[START]

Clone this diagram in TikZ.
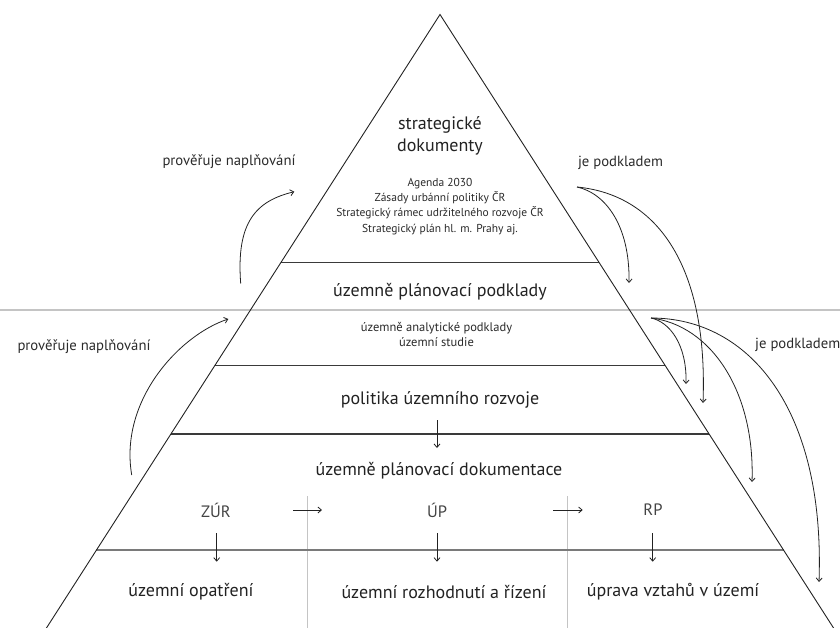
\documentclass[tikz,border=0pt]{standalone}
\usepackage{fontspec}
\setmainfont{PT Sans}
\usetikzlibrary{arrows.meta}
\definecolor{ink}{HTML}{222222}
\definecolor{txt}{HTML}{2A2A2A}
\definecolor{soft}{HTML}{444444}
\definecolor{band}{HTML}{3A3A3A}
\definecolor{bandgray}{HTML}{7A7A7A}
\definecolor{lightline}{HTML}{C4C4C4}
\begin{document}
\begin{tikzpicture}[x=1pt,y=-1pt,
  title/.style={font=\fontsize{18}{21.7}\selectfont, text=ink, inner sep=0pt, align=center},
  list/.style={font=\fontsize{11.5}{15.3}\selectfont, text=txt, inner sep=0pt, align=center},
  sublist/.style={font=\fontsize{12.5}{15}\selectfont, text=txt, inner sep=0pt, align=center},
  sidelabel/.style={font=\fontsize{14.7}{16}\selectfont, text=txt, inner sep=0pt},
  abbr/.style={font=\fontsize{16.5}{18}\selectfont, text=soft, inner sep=0pt},
  edge/.style={draw=ink, line width=0.9pt},
  bandline/.style={draw=band, line width=1.2pt},
  conn/.style={draw=ink, line width=0.8pt, -{Straight Barb[length=3.5pt,width=6pt]}},
]
\useasboundingbox (0,0) rectangle (840,627);
\begin{scope}
\clip (0,0) rectangle (840,627);
% light horizontal and vertical lines
\draw[lightline, line width=1.3pt] (0,310) -- (840,310);
\draw[lightline, line width=1.3pt] (307.7,496) -- (307.7,640);
\draw[lightline, line width=1.3pt] (567.8,496) -- (567.8,640);
% band lines
\draw[bandline] (280.8,262.7) -- (599.2,262.7);
\draw[bandline] (214.7,365.7) -- (665.3,365.7);
\draw[bandline] (170.8,434) -- (709.2,434);
\draw[draw=bandgray, line width=1.8pt] (96.4,550) -- (783.6,550);
% pyramid sides
\coordinate (apex) at (440,14.5);
\draw[edge] (31.7,651) -- (apex) -- (848.3,651);
\end{scope}

% texts
\node[title] (sd) at (440,136) {strategické\\dokumenty};
\node[list] (sdl) at (440,206.4) {Agenda 2030\\Zásady urbánní politiky ČR\\Strategický rámec udržitelného rozvoje ČR\\Strategický plán hl. m. Prahy aj.};
\node[title] (upp) at (440,291.7) {územně plánovací podklady};
\node[sublist] (uppl) at (436.5,334) {územně analytické podklady\\územní studie};
\node[title] (pur) at (440,400) {politika územního rozvoje};
\node[title] (upd) at (439,470.7) {územně plánovací dokumentace};
\node[abbr] (zur) at (216,510) {ZÚR};
\node[abbr] (up) at (437,510) {ÚP};
\node[abbr] (rp) at (653,510) {RP};
\node[title] (uo) at (191,592) {územní opatření};
\node[title] (urr) at (444,592) {územní rozhodnutí a řízení};
\node[title] (uvu) at (673,592) {úprava vztahů v území};

\node[sidelabel] (pn1) at (229,162) {prověřuje naplňování};
\node[sidelabel] (pn2) at (84,346.7) {prověřuje naplňování};
\node[sidelabel] (jp1) at (620.5,163) {je podkladem};
\node[sidelabel, anchor=west] (jp2) at (755,345) {je podkladem};

% straight arrows
\coordinate (a1s) at (437,420); \coordinate (a1e) at (437,448);
\draw[conn] (a1s) -- (a1e);
\coordinate (zs) at (216.7,533); \coordinate (ze) at (216.7,561.7);
\draw[conn] (zs) -- (ze);
\coordinate (us) at (437,533); \coordinate (ue) at (437,561.7);
\draw[conn] (us) -- (ue);
\coordinate (rs) at (652.7,533); \coordinate (re) at (652.7,561.7);
\draw[conn] (rs) -- (re);
\coordinate (h1s) at (293,510); \coordinate (h1e) at (322,510);
\draw[conn] (h1s) -- (h1e);
\coordinate (h2s) at (553,510); \coordinate (h2e) at (582.7,510);
\draw[conn] (h2s) -- (h2e);

% curved arrows right
\coordinate (r1) at (577,187);
\coordinate (r1a) at (629,283);
\coordinate (r1b) at (703,403);
\draw[conn] (r1) .. controls (605,193) and (630,225) .. (r1a);
\draw[conn] (r1) .. controls (660,195) and (708,270) .. (r1b);
\coordinate (r2) at (651,318);
\coordinate (r2a) at (686,384);
\coordinate (r2b) at (752,482);
\coordinate (r2c) at (819,582);
\draw[conn] (r2) .. controls (670,322) and (687,345) .. (r2a);
\draw[conn] (r2) .. controls (710,325) and (755,390) .. (r2b);
\draw[conn] (r2) .. controls (750,318) and (825,410) .. (r2c);

% curved arrows left
\coordinate (l1s) at (131.7,475);
\coordinate (l1e) at (228.3,319);
\draw[conn] (l1s) .. controls (119,400) and (180,335) .. (l1e);
\coordinate (l2s) at (240.7,283.5);
\coordinate (l2e) at (294.3,191.7);
\draw[conn] (l2s) .. controls (236,222) and (256,201) .. (l2e);
\end{tikzpicture}
\end{document}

[END]

Go through the material above and print all of it exactly, except the pictures.

Clone this diagram in TikZ.
\documentclass[tikz,border=0pt]{standalone}
\usepackage{fontspec}
\setmainfont{PT Sans}
\usetikzlibrary{arrows.meta}
\definecolor{ink}{HTML}{222222}
\definecolor{txt}{HTML}{2A2A2A}
\definecolor{soft}{HTML}{444444}
\definecolor{band}{HTML}{3A3A3A}
\definecolor{bandgray}{HTML}{7A7A7A}
\definecolor{lightline}{HTML}{C4C4C4}
\begin{document}
\begin{tikzpicture}[x=1pt,y=-1pt,
  title/.style={font=\fontsize{18}{21.7}\selectfont, text=ink, inner sep=0pt, align=center},
  list/.style={font=\fontsize{11.5}{15.3}\selectfont, text=txt, inner sep=0pt, align=center},
  sublist/.style={font=\fontsize{12.5}{15}\selectfont, text=txt, inner sep=0pt, align=center},
  sidelabel/.style={font=\fontsize{14.7}{16}\selectfont, text=txt, inner sep=0pt},
  abbr/.style={font=\fontsize{16.5}{18}\selectfont, text=soft, inner sep=0pt},
  edge/.style={draw=ink, line width=0.9pt},
  bandline/.style={draw=band, line width=1.2pt},
  conn/.style={draw=ink, line width=0.8pt, -{Straight Barb[length=3.5pt,width=6pt]}},
]
\useasboundingbox (0,0) rectangle (840,627);
\begin{scope}
\clip (0,0) rectangle (840,627);
% light horizontal and vertical lines
\draw[lightline, line width=1.3pt] (0,310) -- (840,310);
\draw[lightline, line width=1.3pt] (307.7,496) -- (307.7,640);
\draw[lightline, line width=1.3pt] (567.8,496) -- (567.8,640);
% band lines
\draw[bandline] (280.8,262.7) -- (599.2,262.7);
\draw[bandline] (214.7,365.7) -- (665.3,365.7);
\draw[bandline] (170.8,434) -- (709.2,434);
\draw[draw=bandgray, line width=1.8pt] (96.4,550) -- (783.6,550);
% pyramid sides
\coordinate (apex) at (440,14.5);
\draw[edge] (31.7,651) -- (apex) -- (848.3,651);
\end{scope}

% texts
\node[title] (sd) at (440,136) {strategické\\dokumenty};
\node[list] (sdl) at (440,206.4) {Agenda 2030\\Zásady urbánní politiky ČR\\Strategický rámec udržitelného rozvoje ČR\\Strategický plán hl. m. Prahy aj.};
\node[title] (upp) at (440,291.7) {územně plánovací podklady};
\node[sublist] (uppl) at (436.5,334) {územně analytické podklady\\územní studie};
\node[title] (pur) at (440,400) {politika územního rozvoje};
\node[title] (upd) at (439,470.7) {územně plánovací dokumentace};
\node[abbr] (zur) at (216,510) {ZÚR};
\node[abbr] (up) at (437,510) {ÚP};
\node[abbr] (rp) at (653,510) {RP};
\node[title] (uo) at (191,592) {územní opatření};
\node[title] (urr) at (444,592) {územní rozhodnutí a řízení};
\node[title] (uvu) at (673,592) {úprava vztahů v území};

\node[sidelabel] (pn1) at (229,162) {prověřuje naplňování};
\node[sidelabel] (pn2) at (84,346.7) {prověřuje naplňování};
\node[sidelabel] (jp1) at (620.5,163) {je podkladem};
\node[sidelabel, anchor=west] (jp2) at (755,345) {je podkladem};

% straight arrows
\coordinate (a1s) at (437,420); \coordinate (a1e) at (437,448);
\draw[conn] (a1s) -- (a1e);
\coordinate (zs) at (216.7,533); \coordinate (ze) at (216.7,561.7);
\draw[conn] (zs) -- (ze);
\coordinate (us) at (437,533); \coordinate (ue) at (437,561.7);
\draw[conn] (us) -- (ue);
\coordinate (rs) at (652.7,533); \coordinate (re) at (652.7,561.7);
\draw[conn] (rs) -- (re);
\coordinate (h1s) at (293,510); \coordinate (h1e) at (322,510);
\draw[conn] (h1s) -- (h1e);
\coordinate (h2s) at (553,510); \coordinate (h2e) at (582.7,510);
\draw[conn] (h2s) -- (h2e);

% curved arrows right
\coordinate (r1) at (577,187);
\coordinate (r1a) at (629,283);
\coordinate (r1b) at (703,403);
\draw[conn] (r1) .. controls (605,193) and (630,225) .. (r1a);
\draw[conn] (r1) .. controls (660,195) and (708,270) .. (r1b);
\coordinate (r2) at (651,318);
\coordinate (r2a) at (686,384);
\coordinate (r2b) at (752,482);
\coordinate (r2c) at (819,582);
\draw[conn] (r2) .. controls (670,322) and (687,345) .. (r2a);
\draw[conn] (r2) .. controls (710,325) and (755,390) .. (r2b);
\draw[conn] (r2) .. controls (750,318) and (825,410) .. (r2c);

% curved arrows left
\coordinate (l1s) at (131.7,475);
\coordinate (l1e) at (228.3,319);
\draw[conn] (l1s) .. controls (119,400) and (180,335) .. (l1e);
\coordinate (l2s) at (240.7,283.5);
\coordinate (l2e) at (294.3,191.7);
\draw[conn] (l2s) .. controls (236,222) and (256,201) .. (l2e);
\end{tikzpicture}
\end{document}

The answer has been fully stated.